Our parents, students, and teachers in DC just faced the toughest first day of school ever. 

After nearly an entire summer of silence, Mayor Bowser announced on July 30 that students would continue school virtually to begin the fall semester. It is hard to understand why this seemingly inevitable announcement came so late, and even harder to understand why the DC Public Schools system was so unprepared.

Five months after the abrupt transition to virtual learning, many students still don’t have laptops and internet access. Teachers still don’t have a curriculum adequately specialized to virtual learning. There is still no proper student attendance system.

You don’t have to be an emergency planner like I am to see that leaders at the highest levels of the DC government failed our children.
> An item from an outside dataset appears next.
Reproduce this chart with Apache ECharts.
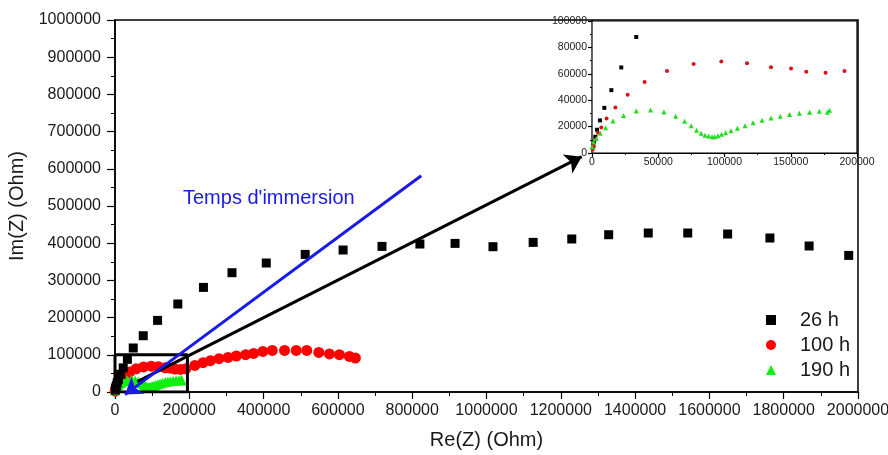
<!DOCTYPE html>
<html>
<head>
<meta charset="utf-8">
<script src="https://cdn.jsdelivr.net/npm/echarts@6/dist/echarts.min.js"></script>
<style>
html,body{margin:0;padding:0;background:#fff;}
#c{width:888px;height:455px;}
</style>
</head>
<body>
<div id="c"></div>
<script>
// ---- data (Re(Z), Im(Z)) in Ohm ----
var names = ['26 h', '100 h', '190 h'];
var xTicksMain = { min: 0, max: 2000000, interval: 200000 };
var yTicksMain = { min: 0, max: 1000000, interval: 100000 };
var xTicksInset = { min: 0, max: 200000, interval: 50000 };
var yTicksInset = { min: 0, max: 100000, interval: 20000 };

var s26 = [[1000,5000],[1500,8500],[2500,12300],[3800,17600],[6000,24700],[9300,34200],[14600,47600],[22100,64800],[33400,87900],[49100,118300],[76000,151300],[114600,192500],[169100,236600],[238100,281200],[314900,320700],[407200,346800],[512000,369900],[614000,381700],[718700,391400],[820700,397800],[915400,399500],[1017400,390600],[1125600,402200],[1229500,411300],[1328900,422800],[1435400,427400],[1541700,427400],[1649100,424700],[1762900,414000],[1868400,392500],[1975000,367200]];

var s100 = [[500,2500],[1200,5500],[2500,10000],[4500,15300],[7000,19400],[11000,26200],[17600,34500],[26900,44100],[39700,53700],[56600,62200],[76700,67500],[97600,69300],[117000,68000],[135100,65000],[150200,64000],[161700,61500],[176300,60800],[190600,62200],[214800,71500],[237000,78800],[256900,84100],[280000,89500],[304200,93000],[326700,96800],[351700,100300],[373200,103800],[398100,109100],[423400,111800],[456400,111800],[487800,111800],[516200,111800],[548500,106500],[577200,102200],[604000,100300],[630900,95700],[647000,91400]];

var s190 = [[0,4800],[1200,8500],[3200,11000],[6300,14900],[10300,19200],[15800,24200],[23800,28500],[33400,31800],[44200,32600],[54300,31100],[63100,27900],[69900,24100],[74900,20600],[78900,17300],[82300,15000],[85300,13500],[88000,12800],[90600,12400],[92600,12400],[95100,13100],[97800,14200],[100800,15400],[104900,16900],[109700,18700],[115500,20600],[121500,22900],[128300,24900],[135100,26600],[142100,27900],[149100,29100],[156500,30100],[164200,30800],[171500,31700],[177600,30800],[179300,32300]];

// ---- annotations (data units) ----
var zoomBox = [[0,0],[195000,0],[195000,100000],[0,100000],[0,0]];
var blackArrow = [[60000,28000],[1256400,632500]];
var blueArrow = [[824200,581400],[27000,-7000]];
var annotationText = "Temps d'immersion";

var FONT = 'Liberation Sans, Arial, sans-serif';
var chart = echarts.init(document.getElementById('c'), null, {renderer:'canvas'});

function plain(v) { return String(v); }

function axisCommon(fs, tickLen, minorLen, margin) {
  return {
    axisLine: { show: true, onZero: false, lineStyle: { color: '#000', width: 1.5 } },
    axisTick: { show: true, inside: false, length: tickLen, lineStyle: { color: '#000', width: 1.2 } },
    minorTick: { show: true, splitNumber: 2, length: minorLen, lineStyle: { color: '#000', width: 1 } },
    axisLabel: { color: '#1a1a1a', fontFamily: FONT, fontSize: fs, margin: margin, formatter: plain, hideOverlap: false, showMinLabel: true, showMaxLabel: true },
    splitLine: { show: false },
    minorSplitLine: { show: false }
  };
}

var xMain = Object.assign({ type: 'value', gridIndex: 0 }, xTicksMain, axisCommon(16, 7, 4, 11), {
  name: 'Re(Z) (Ohm)', nameLocation: 'middle', nameGap: 38,
  nameTextStyle: { fontFamily: FONT, fontSize: 20, color: '#1a1a1a' }
});
var yMain = Object.assign({ type: 'value', gridIndex: 0 }, yTicksMain, axisCommon(16, 8, 4, 14), {
  name: 'Im(Z) (Ohm)', nameLocation: 'middle', nameGap: 81,
  nameTextStyle: { fontFamily: FONT, fontSize: 20, color: '#1a1a1a' }
});
var xInset = Object.assign({ type: 'value', gridIndex: 1 }, xTicksInset, axisCommon(10.5, 4, 2, 4));
var yInset = Object.assign({ type: 'value', gridIndex: 1 }, yTicksInset, axisCommon(10.5, 4, 2, 5));
xInset.axisLine.lineStyle.width = 1.2;
yInset.axisLine.lineStyle.width = 1.2;

var option = {
  animation: false,
  backgroundColor: '#fff',
  grid: [
    { left: 115, right: 30, top: 20, bottom: 63, show: true, borderColor: '#000', borderWidth: 1.5, backgroundColor: 'transparent', containLabel: false, outerBoundsMode: 'none' },
    { left: 592, right: 31, top: 21, bottom: 302, show: true, borderColor: '#000', borderWidth: 1.2, backgroundColor: '#fff', z: 5, containLabel: false, outerBoundsMode: 'none' }
  ],
  xAxis: [xMain, xInset],
  yAxis: [yMain, yInset],
  legend: {
    orient: 'vertical', left: 761, top: 305, itemGap: 5,
    itemWidth: 10, itemHeight: 10,
    data: [
      { name: names[0], icon: 'rect' },
      { name: names[1], icon: 'circle' },
      { name: names[2], icon: 'triangle' }
    ],
    textStyle: { fontFamily: FONT, fontSize: 20, color: '#1a1a1a', padding: [0,0,0,19], lineHeight: 20 }
  },
  graphic: [
    { type: 'text', left: 183, top: 188, style: { text: annotationText, fill: '#1a1ae6', font: '20px ' + FONT } }
  ],
  series: [
    { name: names[0], type: 'scatter', xAxisIndex: 0, yAxisIndex: 0, data: s26, symbol: 'rect', symbolSize: 9, itemStyle: { color: '#000', opacity: 1 }, z: 3 },
    { name: names[1], type: 'scatter', xAxisIndex: 0, yAxisIndex: 0, data: s100, symbol: 'circle', symbolSize: 11, itemStyle: { color: '#ff0000', opacity: 1 }, z: 2 },
    { name: names[2], type: 'scatter', xAxisIndex: 0, yAxisIndex: 0, data: s190, symbol: 'triangle', symbolSize: 10, itemStyle: { color: '#11ee11', opacity: 1 }, z: 2 },
    { name: 'box', type: 'line', xAxisIndex: 0, yAxisIndex: 0, data: zoomBox, symbol: 'none', lineStyle: { color: '#000', width: 3, opacity: 1 }, z: 4, silent: true },
    { name: 'arrows', type: 'lines', coordinateSystem: 'cartesian2d', xAxisIndex: 0, yAxisIndex: 0, clip: false,
      symbol: ['none', 'arrow'], symbolSize: 16, z: 6, silent: true,
      lineStyle: { opacity: 1 },
      data: [
        { coords: blackArrow, lineStyle: { color: '#000', width: 3, opacity: 1 } },
        { coords: blueArrow, lineStyle: { color: '#1a1ae6', width: 3, opacity: 1 } }
      ]
    },
    { name: names[0], type: 'scatter', xAxisIndex: 1, yAxisIndex: 1, data: s26, symbol: 'rect', symbolSize: 4, itemStyle: { color: '#000', opacity: 1 }, z: 7 },
    { name: names[1], type: 'scatter', xAxisIndex: 1, yAxisIndex: 1, data: s100, symbol: 'circle', symbolSize: 4, itemStyle: { color: '#e01010', opacity: 1 }, z: 7 },
    { name: names[2], type: 'scatter', xAxisIndex: 1, yAxisIndex: 1, data: s190, symbol: 'triangle', symbolSize: 5, itemStyle: { color: '#22dd22', opacity: 1 }, z: 7 }
  ]
};
chart.setOption(option);
</script>
</body>
</html>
And that includes a failure of oversight by the DC Council.

One DC teacher had to use FaceTime to communicate with his students and even gave away his personal laptop to a child who had trouble accessing lessons online. He told DCist that only ten percent of his students logged in consistently. On the first day of school, the DCPS’ tech support hotline received a reported 3,000 calls. Many went straight to an automated voicemail and many calls remained unreturned.

DCPS could have avoided confusion and delay by simply providing a laptop to every student. Instead, it devised an unsuccessful process for determining what technology to purchase and how to distribute it to the students who need it, including an online-only survey asking who doesn’t have online access. The survey found 60 percent of students lacked adequate technology at home.

As vice-chair of my Capitol Hill Advisory Neighborhood Commission, we provided $45,000 in grants to multiple organizations, some of which are working to supply DC students with laptops and hotspots. Our community came together to help when our government couldn’t. But we shouldn’t have had to. 

In early August, Deputy Mayor for Education Paul Kihn promised me and ANC commissioners I convened from across the city that our students and teachers would have what they need to be successful. 

It’s time for some accountability.

The DC Council did not provide the necessary oversight of the agencies responsible for this failure. It’s the Council’s job to demand answers now.

As a Council member, it will be my top priority to oversee that virtual schooling is successful. I will hold hearings to investigate the structural causes of this failure and demand that our schools better serve our children and families for virtual learning and, later, in-person learning. As an emergency planner, I will demand immediate and effective planning for a return to in-person schooling.

The pandemic has changed everything, but we can’t afford to risk an entire generation’s education.

We need leaders who take care of our children. The future of DC is in their hands.